Gradually spring came to Seventy-seventh Street. Wild iris bloomed. One day a teacher came into the 3B room to announce that third-grade girls would take the part of lilac blossoms in the spring PTA program. She asked all the girls to stand. She then walked up and down the aisles, tapping girls on the shoulder. “The girls I have tapped will be lilac blossoms,” she informed us, and left the room.

The teacher had not tapped me. One other girl had been skipped, but the rest of the girls had been cast as lilac blossoms. Never in my life had I been left out. In Yamhill, children were part of all that went on. At recess I waylaid Mrs. Coad to tell her I thought the teacher had made a mistake. Mrs. Coad kindly promised to speak to the teacher.

When the bell rang and Mrs. Coad returned, I was waiting with the other non-blossom. Our teacher told us gently that we had not been chosen because we were too short, but that we could be substitute lilac blossoms.

Too short! I did not feel short; I was tall enough for anything I wanted to do. Of course, in Yamhill I had been known as the Bunns' little daughter, but I thought this meant that adults were big and children little.

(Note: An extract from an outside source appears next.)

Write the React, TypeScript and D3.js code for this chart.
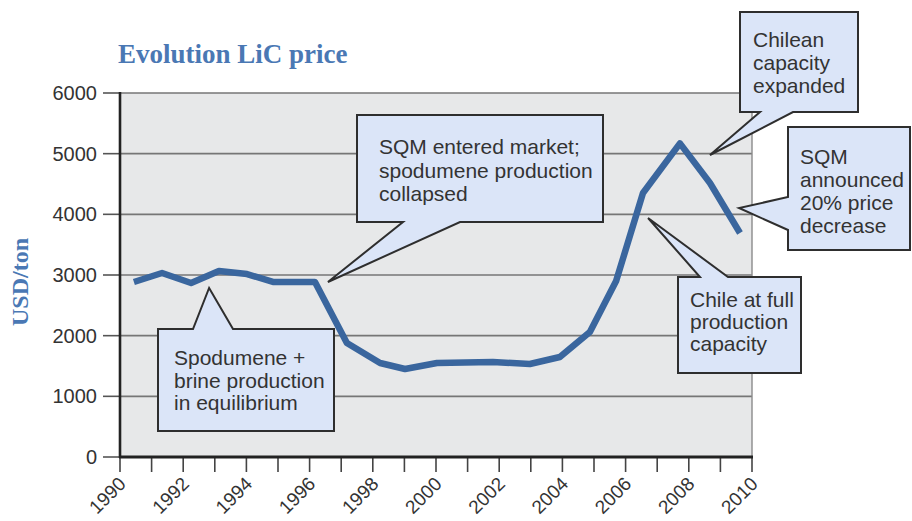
import React from "react";
import * as d3 from "d3";

// ---- data ----
const years = [1990.44, 1991.33, 1992.25, 1993.13, 1994.02, 1994.84, 1996.17, 1997.18, 1998.23, 1999.02, 2000.03, 2001.8, 2002.97, 2003.92, 2004.87, 2005.7, 2006.55, 2007.72, 2008.67, 2009.62];
const prices = [2885, 3033, 2868, 3066, 3016, 2885, 2885, 1879, 1549, 1450, 1549, 1566, 1533, 1648, 2060, 2900, 4351, 5170, 4516, 3692];
const yTicks = [0, 1000, 2000, 3000, 4000, 5000, 6000];
const xTickYears = d3.range(1990, 2011);
const xLabelYears = [1990, 1992, 1994, 1996, 1998, 2000, 2002, 2004, 2006, 2008, 2010];

const titleText = "Evolution LiC price";
const yAxisTitle = "USD/ton";

// callout annotations: text lines and the data point they refer to
const calloutLines = [
  ["Spodumene +", "brine production", "in equilibrium"],
  ["SQM entered market;", "spodumene production", "collapsed"],
  ["Chilean", "capacity", "expanded"],
  ["SQM", "announced", "20% price", "decrease"],
  ["Chile at full", "production", "capacity"],
];
const calloutTipYears = [1992.82, 1996.58, 2008.67, 2009.59, 2006.71];
const calloutTipValues = [2786, 2885, 4978, 4104, 3939];

// ---- layout ----
const W = 912;
const H = 521;
const L = 120, R = 752, T = 93, B = 457;

const boxes = [
  { x: 158, y: 329, w: 176, h: 102, side: "top", a: 193, b: 233, tx: 174, firstBase: 365, lh: 22.5 },
  { x: 357, y: 115, w: 246, h: 107, side: "bottom", a: 403, b: 460, tx: 379, firstBase: 154, lh: 23.5 },
  { x: 740, y: 12, w: 118, h: 100, side: "bottom", a: 760, b: 793, tx: 753, firstBase: 47, lh: 23 },
  { x: 788, y: 127, w: 122, h: 123, side: "left", a: 197, b: 230, tx: 800, firstBase: 164, lh: 23 },
  { x: 678, y: 277, w: 123, h: 96, side: "top", a: 700, b: 728, tx: 690, firstBase: 307, lh: 22 },
];

function calloutPath(bx: any, tip: [number, number]) {
  const { x, y, w, h, side, a, b } = bx;
  const p = d3.path();
  p.moveTo(x, y);
  if (side === "top") {
    p.lineTo(a, y);
    p.lineTo(tip[0], tip[1]);
    p.lineTo(b, y);
  }
  p.lineTo(x + w, y);
  p.lineTo(x + w, y + h);
  if (side === "bottom") {
    p.lineTo(b, y + h);
    p.lineTo(tip[0], tip[1]);
    p.lineTo(a, y + h);
  }
  p.lineTo(x, y + h);
  if (side === "left") {
    p.lineTo(x, b);
    p.lineTo(tip[0], tip[1]);
    p.lineTo(x, a);
  }
  p.closePath();
  return p.toString();
}

export default function App() {
  const xScale = d3.scaleLinear().domain([1990, 2010]).range([L, R]);
  const yScale = d3.scaleLinear().domain([0, 6000]).range([B, T]);
  const pts: [number, number][] = years.map((yr, i) => [yr, prices[i]]);
  const line = d3
    .line<[number, number]>()
    .x((d) => xScale(d[0]))
    .y((d) => yScale(d[1]));

  const sans = "'Liberation Sans', Arial, sans-serif";
  const serif = "'Liberation Serif', 'Times New Roman', serif";

  return (
    <svg width={W} height={H} style={{ position: "absolute", left: 0, top: 0, background: "#fff" }}>
      {/* title */}
      <text x={118} y={63} fontFamily={serif} fontWeight="bold" fontSize={27} fill="#4a78b4">
        {titleText}
      </text>
      {/* y axis title */}
      <text
        transform={`translate(28,${282}) rotate(-90)`}
        textAnchor="middle"
        fontFamily={serif}
        fontWeight="bold"
        fontSize={24}
        fill="#4a78b4"
      >
        {yAxisTitle}
      </text>

      {/* plot background */}
      <rect x={L} y={T} width={R - L} height={B - T} fill="#e7e8e9" />

      {/* gridlines */}
      {yTicks.filter((v) => v > 0).map((v) => (
        <line key={v} x1={L} x2={R} y1={yScale(v)} y2={yScale(v)} stroke="#767676" strokeWidth={1.6} />
      ))}
      {/* right border */}
      <line x1={R} x2={R} y1={T} y2={B} stroke="#8a8a8a" strokeWidth={1.4} />

      {/* y ticks and labels */}
      {yTicks.map((v) => (
        <g key={"yt" + v}>
          <line x1={103} x2={L} y1={yScale(v)} y2={yScale(v)} stroke="#555" strokeWidth={1.6} />
          <text x={97} y={yScale(v) + 7} textAnchor="end" fontFamily={sans} fontSize={20} fill="#333">
            {v}
          </text>
        </g>
      ))}

      {/* x ticks */}
      {xTickYears.map((yr) => (
        <line key={"xt" + yr} x1={xScale(yr)} x2={xScale(yr)} y1={B} y2={B + 15} stroke="#444" strokeWidth={1.6} />
      ))}
      {xLabelYears.map((yr) => (
        <text
          key={"xl" + yr}
          transform={`translate(${xScale(yr) + 7},${B + 28}) rotate(-45)`}
          textAnchor="end"
          fontFamily={sans}
          fontSize={19}
          fill="#333"
        >
          {yr}
        </text>
      ))}

      {/* data line */}
      <path d={line(pts) || ""} fill="none" stroke="#3a669e" strokeWidth={6.5} strokeLinejoin="round" strokeLinecap="butt" />

      {/* axes */}
      <line x1={L} x2={L} y1={T - 1} y2={B + 1} stroke="#222" strokeWidth={2.6} />
      <line x1={L - 1} x2={R + 1} y1={B} y2={B} stroke="#222" strokeWidth={2.8} />

      {/* callouts */}
      {boxes.map((bx, i) => {
        const tip: [number, number] = [xScale(calloutTipYears[i]), yScale(calloutTipValues[i])];
        return (
          <g key={"c" + i}>
            <path d={calloutPath(bx, tip)} fill="#dbe5f8" stroke="#2e2e2e" strokeWidth={2} strokeLinejoin="miter" />
            {calloutLines[i].map((ln, j) => (
              <text key={j} x={bx.tx} y={bx.firstBase + j * bx.lh} fontFamily={sans} fontSize={21} fill="#333">
                {ln}
              </text>
            ))}
          </g>
        );
      })}
    </svg>
  );
}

The lilac blossoms were all in remarkably good health. I watched sadly as they bustled off, full of importance, for rehearsals. At last a morning came when one blossom was absent. I eyed my rival substitute, who seemed unaware that anything unusual had occurred. The minutes dragged by until the recess bell. My seat was near the door, so I was able to dart out and down the hall. The blossom director was standing in a doorway talking to another teacher. I waited for her attention. Then, anxious to be fair to the other short girl, I said, “Excuse me, but one lilac blossom is absent today. Which substitute do you want to rehearse?”